Após alguns minutos de desorientação olhando a escuridão do vácuo abaixo da ponte e perdido nos pensamentos de conseqüências maléficas que sofreria, eu voltei a raciocinar e tomei a decisão de sair dali o mais rápido possível.  Até a embriaguez ficara mais branda.  Não hesitei mais e tomei o rumo da extremidade que me levaria ao centro da cidade onde me refugiaria como um rato entre o labirinto dos canos de esgotos.
Próximo da saída que eu me dirigia da ponte de uma das laterais que dava acesso ao rio, vi a figura encharcada de Renison surgir da escuridão, sacudindo sua farta cabeleira como um cão secando seus pêlos de um banho.  Não demorou pra eu emparelhar-me a seu lado e continuarmos nossa caminhada pelas ruas.  Fomos direto pra casa dele onde, junto com seus irmãos, nos reuníamos pra beber, fumar e escutar um depredado aparelho de som.  Não trocamos uma palavra sequer durante a caminhada.

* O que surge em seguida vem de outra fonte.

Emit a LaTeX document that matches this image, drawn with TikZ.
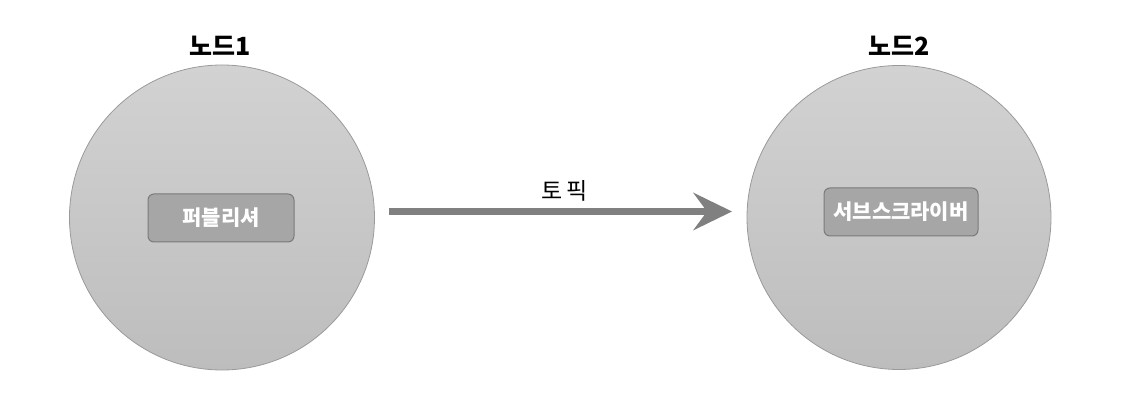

Quando chegamos na casa da “família Homicide”, todos já estavam desmaiados.  Nos juntamos aos demais.  Estávamos muito cansados, bêbados e precisávamos repor nossas energias para continuarmos a bebedeira horas mais tarde.  Ao acordar, já preparávamos a comida coletiva ao som do velho aparelho quando nos lembramos do ocorrido na madrugada passada.  Os irmãos Sula, Teco e o saudoso Raylen (que na época era um garotinho), nos olhavam com cara de incredibilidade como se estivéssemos contando uma história de outro mundo, mas era a mais pura verdade.  Renison confessou depois que caíra com o corpo totalmente torto, bebera muita água suja e tinha de parar de nadar nas colunas pra tomar fôlego e poder nadar para a próxima coluna até chegar na margem.  Rimos muito com a aventura, e nunca mais eu cheguei a fazer incentivo equivalente, por mais bêbado que eu ficasse.

Um comentário:

  1. caracas essa eu nao sabia ..mais gostei de saber so imagino o cabelo do animal.